:: TASK ::
The data below should be restated word for word, with every picture omitted.

— START OF MATERIAL PROVIDED —

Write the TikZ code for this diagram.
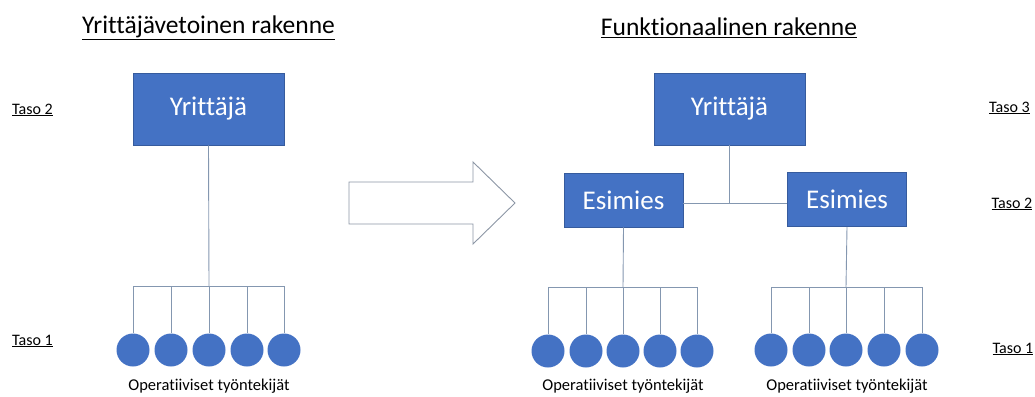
\documentclass[tikz,border=0pt]{standalone}
\usepackage{fontspec}
\setmainfont{Carlito}[Ligatures={NoCommon}]
\definecolor{boxblue}{RGB}{68,114,196}
\definecolor{conncol}{RGB}{132,151,176}
\definecolor{arrowcol}{RGB}{140,150,165}
\tikzset{
  titletext/.style={font=\fontsize{25.5}{30}\selectfont, inner sep=0pt},
  tasotext/.style={font=\fontsize{16}{19}\selectfont, inner sep=0pt},
  optext/.style={font=\fontsize{16.5}{19}\selectfont, inner sep=0pt},
  bigbox/.style={rectangle, fill=boxblue, draw=boxblue!80!black, line width=0.6pt, text=white, minimum width=151pt, minimum height=72pt, font=\fontsize{27}{32}\selectfont},
  midbox/.style={rectangle, fill=boxblue, draw=boxblue!80!black, line width=0.6pt, text=white, minimum width=119pt, minimum height=54pt, font=\fontsize{27}{32}\selectfont},
  worker/.style={circle, fill=boxblue, draw=none, minimum size=33pt, inner sep=0pt},
  conn/.style={draw=conncol, line width=0.9pt},
}
\begin{document}
\begin{tikzpicture}[x=1pt,y=-1pt]
\useasboundingbox (0,0) rectangle (1035,396);
% titles
\node[titletext] (t1) at (208.5,28) {\underline{Yrittäjävetoinen rakenne}};
\node[titletext] (t2) at (729,28) {\underline{Funktionaalinen rakenne}};
% level labels
\node[tasotext] (l2) at (32.5,110) {\underline{Taso 2}};
\node[tasotext] (l1) at (32.5,341) {\underline{Taso 1}};
\node[tasotext] (r3) at (1009.5,108) {\underline{Taso 3}};
\node[tasotext] (r2) at (1012,204) {\underline{Taso 2}};
\node[tasotext] (r1) at (1013,349) {\underline{Taso 1}};
% left structure
\node[bigbox] (Y1) at (208.5,109) {Yrittäjä};
\foreach \i/\x in {1/133,2/171,3/209,4/247,5/284}{
  \node[worker] (a\i) at (\x,350) {};
}
\coordinate (busA) at (209,286);
\draw[conn] (Y1.south) -- (busA);
\foreach \i in {1,...,5}{ \draw[conn] (a\i.north) |- (busA); }
\node[optext] (opA) at (209,386) {Operatiiviset työntekijät};
% block arrow
\draw[draw=arrowcol, fill=white, line width=0.9pt, line join=miter]
  (349,182) -- (473,182) -- (473,162) -- (515,203) -- (473,244) -- (473,224) -- (349,224) -- cycle;
% right structure
\node[bigbox] (Y2) at (729.5,109) {Yrittäjä};
\node[midbox] (E1) at (623.5,200) {Esimies};
\node[midbox] (E2) at (847,199.5) {Esimies};
\coordinate (mid) at (Y2.south |- 0,203);
\draw[conn] (Y2.south) -- (mid);
\draw[conn] (E1.east |- mid) -- (E2.west |- mid);
\foreach \i/\x in {1/548,2/586,3/623,4/660,5/697}{
  \node[worker] (b\i) at (\x,351) {};
}
\foreach \i/\x in {1/771,2/809,3/846,4/884,5/922}{
  \node[worker] (c\i) at (\x,350) {};
}
\coordinate (busB) at (623,287);
\coordinate (busC) at (846,287);
\draw[conn] (E1.south) -- (busB);
\draw[conn] (E2.south) -- (busC);
\foreach \i in {1,...,5}{ \draw[conn] (b\i.north) |- (busB); \draw[conn] (c\i.north) |- (busC); }
\node[optext] (opB) at (623,386.5) {Operatiiviset työntekijät};
\node[optext] (opC) at (847,386.5) {Operatiiviset työntekijät};
\end{tikzpicture}
\end{document}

— END OF MATERIAL PROVIDED —

:: OUTPUT BELOW ::
Write the TikZ code for this diagram.
\documentclass[tikz,border=0pt]{standalone}
\usepackage{fontspec}
\setmainfont{Carlito}[Ligatures={NoCommon}]
\definecolor{boxblue}{RGB}{68,114,196}
\definecolor{conncol}{RGB}{132,151,176}
\definecolor{arrowcol}{RGB}{140,150,165}
\tikzset{
  titletext/.style={font=\fontsize{25.5}{30}\selectfont, inner sep=0pt},
  tasotext/.style={font=\fontsize{16}{19}\selectfont, inner sep=0pt},
  optext/.style={font=\fontsize{16.5}{19}\selectfont, inner sep=0pt},
  bigbox/.style={rectangle, fill=boxblue, draw=boxblue!80!black, line width=0.6pt, text=white, minimum width=151pt, minimum height=72pt, font=\fontsize{27}{32}\selectfont},
  midbox/.style={rectangle, fill=boxblue, draw=boxblue!80!black, line width=0.6pt, text=white, minimum width=119pt, minimum height=54pt, font=\fontsize{27}{32}\selectfont},
  worker/.style={circle, fill=boxblue, draw=none, minimum size=33pt, inner sep=0pt},
  conn/.style={draw=conncol, line width=0.9pt},
}
\begin{document}
\begin{tikzpicture}[x=1pt,y=-1pt]
\useasboundingbox (0,0) rectangle (1035,396);
% titles
\node[titletext] (t1) at (208.5,28) {\underline{Yrittäjävetoinen rakenne}};
\node[titletext] (t2) at (729,28) {\underline{Funktionaalinen rakenne}};
% level labels
\node[tasotext] (l2) at (32.5,110) {\underline{Taso 2}};
\node[tasotext] (l1) at (32.5,341) {\underline{Taso 1}};
\node[tasotext] (r3) at (1009.5,108) {\underline{Taso 3}};
\node[tasotext] (r2) at (1012,204) {\underline{Taso 2}};
\node[tasotext] (r1) at (1013,349) {\underline{Taso 1}};
% left structure
\node[bigbox] (Y1) at (208.5,109) {Yrittäjä};
\foreach \i/\x in {1/133,2/171,3/209,4/247,5/284}{
  \node[worker] (a\i) at (\x,350) {};
}
\coordinate (busA) at (209,286);
\draw[conn] (Y1.south) -- (busA);
\foreach \i in {1,...,5}{ \draw[conn] (a\i.north) |- (busA); }
\node[optext] (opA) at (209,386) {Operatiiviset työntekijät};
% block arrow
\draw[draw=arrowcol, fill=white, line width=0.9pt, line join=miter]
  (349,182) -- (473,182) -- (473,162) -- (515,203) -- (473,244) -- (473,224) -- (349,224) -- cycle;
% right structure
\node[bigbox] (Y2) at (729.5,109) {Yrittäjä};
\node[midbox] (E1) at (623.5,200) {Esimies};
\node[midbox] (E2) at (847,199.5) {Esimies};
\coordinate (mid) at (Y2.south |- 0,203);
\draw[conn] (Y2.south) -- (mid);
\draw[conn] (E1.east |- mid) -- (E2.west |- mid);
\foreach \i/\x in {1/548,2/586,3/623,4/660,5/697}{
  \node[worker] (b\i) at (\x,351) {};
}
\foreach \i/\x in {1/771,2/809,3/846,4/884,5/922}{
  \node[worker] (c\i) at (\x,350) {};
}
\coordinate (busB) at (623,287);
\coordinate (busC) at (846,287);
\draw[conn] (E1.south) -- (busB);
\draw[conn] (E2.south) -- (busC);
\foreach \i in {1,...,5}{ \draw[conn] (b\i.north) |- (busB); \draw[conn] (c\i.north) |- (busC); }
\node[optext] (opB) at (623,386.5) {Operatiiviset työntekijät};
\node[optext] (opC) at (847,386.5) {Operatiiviset työntekijät};
\end{tikzpicture}
\end{document}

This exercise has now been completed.